Mayoral Election: Point 8 Of 9 - Cutting Tube Delays

BethPH
By BethPH Last edited 144 months ago
Mayoral Election: Point 8 Of 9 - Cutting Tube Delays

After last week's fanfare to announce Boris Johnson's nine point plan for London, the mayor has elaborated on point eight of his plan; cutting tube delays by 30% by 2015. Let's take a look at what the blond one's proposals are:

  • Increased medical training - an additional 20 London Underground-funded officers and new response vehicles that will enable British Transport Police (BTP) officers with enhanced medical training to get to incidents swiftly. More detail here, but essentially the aim is to prevent a delay while awaiting medics to decide if a patient can be moved, hence getting the trains running again quicker.
  • Spare parts - the BTP are providing an escort to get LU engineers to incidents more quickly and a trial motorbike service to carry spare parts to incidents has also begun, though we're not clear whether the BTP will be riding the bikes or the engineers. Spare parts are being stocked at common failure locations so that technicians can fix a fault immediately without having to pick up spares at the depot first.
  • Incident response – engineers and operational staff to be brought together into a single command and control room to speed up the response to incidents. Senior operating staff will take over co-ordinating LU's incident response from the start of April.
  • Dedicated staff are being recruited to improve train reliability at five key locations; Hammersmith, Brixton, Aldgate, Morden and Stratford. Reliability focus to generate new ideas - £50m has already been identified for reliability projects over the next few years which are being developed, implemented and tracked to ensure they produce real improvements for passengers.
  • Rollout of automatic track monitoring - advanced signal monitoring technology and automated track monitoring systems are being trialled, allowing engineers to spot problems before they affect service and focus their maintenance efforts in the most effective way. Remote monitoring of equipment - through sensors and CCTV of signalling, pumps and drainage so LU can spot a problem early and fix it faster.
  • More off-line testing - Jubilee line passengers suffered disruption during the upgrade delivered under the Public Private Partnership (PPP) due to a failure to test the systems sufficiently off-line. For the Northern line upgrade vast amounts of testing will be done on simulators which exactly replicate the line to iron out issues before the live system is introduced.
  • Listening to the grassroots - LU is putting in changes to significantly improve how it engages frontline staff. Weekly 'war rooms' for every line and top management for each line meeting to discuss the top five problems on that line and how to address them.
  • Accelerating pace, greater focus -  for example; the identification of a problem where passenger emergency alarms cause delays due to accidental activation. The war rooms have identified it as a systematic issue and is working on installing covers on passenger emergency alarms on the lines most affected by this problem before the Games. Work is well underway on the Victoria line and is already showing positive results. The Northern, Jubilee and Piccadilly lines are also being addressed and this will be rolled out across the network.

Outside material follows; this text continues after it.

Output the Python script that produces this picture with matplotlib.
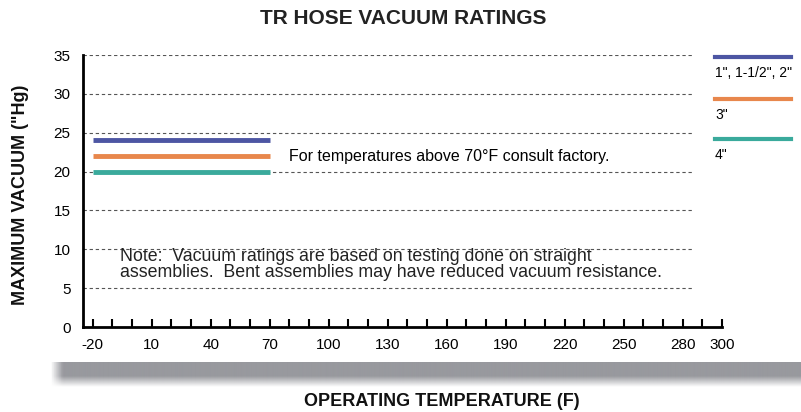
import matplotlib.pyplot as plt
import numpy as np
from matplotlib.lines import Line2D

# data
series_labels = ['1", 1-1/2", 2"', '3"', '4"']
series_values = [24, 22, 20]
series_colors = ['#4d56a3', '#e8874c', '#3aaa9c']
temp_start = -20
temp_end = 70

x_tick_labels = [-20, 10, 40, 70, 100, 130, 160, 190, 220, 250, 280, 300]
y_tick_labels = [0, 5, 10, 15, 20, 25, 30, 35]

narrow = ['Liberation Sans Narrow', 'Liberation Sans', 'DejaVu Sans']
arial = ['Liberation Sans', 'DejaVu Sans']

fig = plt.figure(figsize=(8.01, 4.12), dpi=100)
ax = fig.add_axes([0.1036, 0.2063, 0.7978, 0.6602])

# shadow bar below the plot
sh = fig.add_axes([50 / 801, 1 - 392 / 412, 1 - 50 / 801, 30 / 412], zorder=-5)
h, w = 60, 400
img = np.zeros((h, w, 4))
img[..., :3] = np.array([0x98, 0x99, 0x9e]) / 255
vy = np.linspace(0, 30, h)
a_v = np.clip(1 - (vy - 14) / 11, 0, 1)
vx = np.linspace(0, 751, w)
a_h = np.clip(vx / 12, 0, 1)
img[..., 3] = a_v[:, None] * a_h[None, :]
sh.imshow(img, aspect='auto', extent=[0, 1, 0, 1], origin='upper')
sh.axis('off')

# dashed grid lines
ax.hlines(y_tick_labels[1:], -25, 285, colors='#555555', linestyles=(0, (3, 2.5)), lw=0.8, zorder=1)

# rating lines
for val, col in zip(series_values, series_colors):
    ax.plot([temp_start, temp_end], [val, val], color=col, lw=3.5, solid_capstyle='butt', zorder=3)

ax.set_xlim(-25, 300)
ax.set_ylim(0, 35)

for s in ['top', 'right']:
    ax.spines[s].set_visible(False)
for s in ['left', 'bottom']:
    ax.spines[s].set_linewidth(2)

ax.set_xticks(x_tick_labels)
ax.set_xticklabels([str(v) for v in x_tick_labels], family=narrow, fontsize=11)
ax.set_xticks(np.arange(-20, 301, 10), minor=True)
ax.tick_params(axis='x', which='both', direction='in', length=6, width=1.5, pad=8)
ax.set_yticks(y_tick_labels)
ax.set_yticklabels([str(v) for v in y_tick_labels], family=narrow, fontsize=11)
ax.tick_params(axis='y', length=0, pad=9)

ax.text(0.322, 22, 'For temperatures above 70°F consult factory.', family=narrow, fontsize=11.5,
        va='center', ha='left', transform=ax.get_yaxis_transform())
ax.text(-6, 8.0, 'Note:  Vacuum ratings are based on testing done on straight\n'
        'assemblies.  Bent assemblies may have reduced vacuum resistance.',
        family=arial, fontsize=12.8, va='center', ha='left', linespacing=0.9, color='#222222')

# legend drawn to the right of the axes
leg_y = [0.993, 0.838, 0.691]
for lab, col, yy in zip(series_labels, series_colors, leg_y):
    ax.add_line(Line2D([0.989, 1.108], [yy, yy], color=col, lw=3, transform=ax.transAxes, clip_on=False))
    ax.text(0.989, yy - 0.06, lab, family=narrow, fontsize=10, va='center', ha='left',
            transform=ax.transAxes)

fig.text(0.503, 0.955, 'TR HOSE VACUUM RATINGS', family=arial, fontweight='bold',
         fontsize=15, ha='center', va='center', color='#222222')
fig.text(0.551, 0.026, 'OPERATING TEMPERATURE (F)', family=arial, fontweight='bold',
         fontsize=13, ha='center', va='center', color='#111111')
fig.text(0.025, 0.527, 'MAXIMUM VACUUM ("Hg)', family=arial, fontweight='bold',
         fontsize=13, ha='center', va='center', rotation=90, color='#111111')

fig.savefig('out.png', dpi=100)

This is all great stuff and it's nice to see some practicalities being discussed rather than woolly high-level 'we will make stuff better' type promises (though there is a certain amount of that). We do wonder though if some of this is already in place within TfL albeit under a slightly different guide. For example, we find it hard to believe that TfL don't already have an incident response team in place and that Boris's plan is basically to shuffle them about so they're all in one office.

We also note that the mayor couldn't resist having a pop at the PPP which as many will remember, was brought under the TfL umbrella in 2010 and subsequently described by Boris as a 'colossal waste of money'. He's also not missed the opportunity to highlight his promise to invest in infrastructure over Ken's pledge to shave 7% off fares. Other transport pledges include completion of Crossrail, expansion of the cycle hire scheme (which went east last week) and London's orbital rail network. More info here.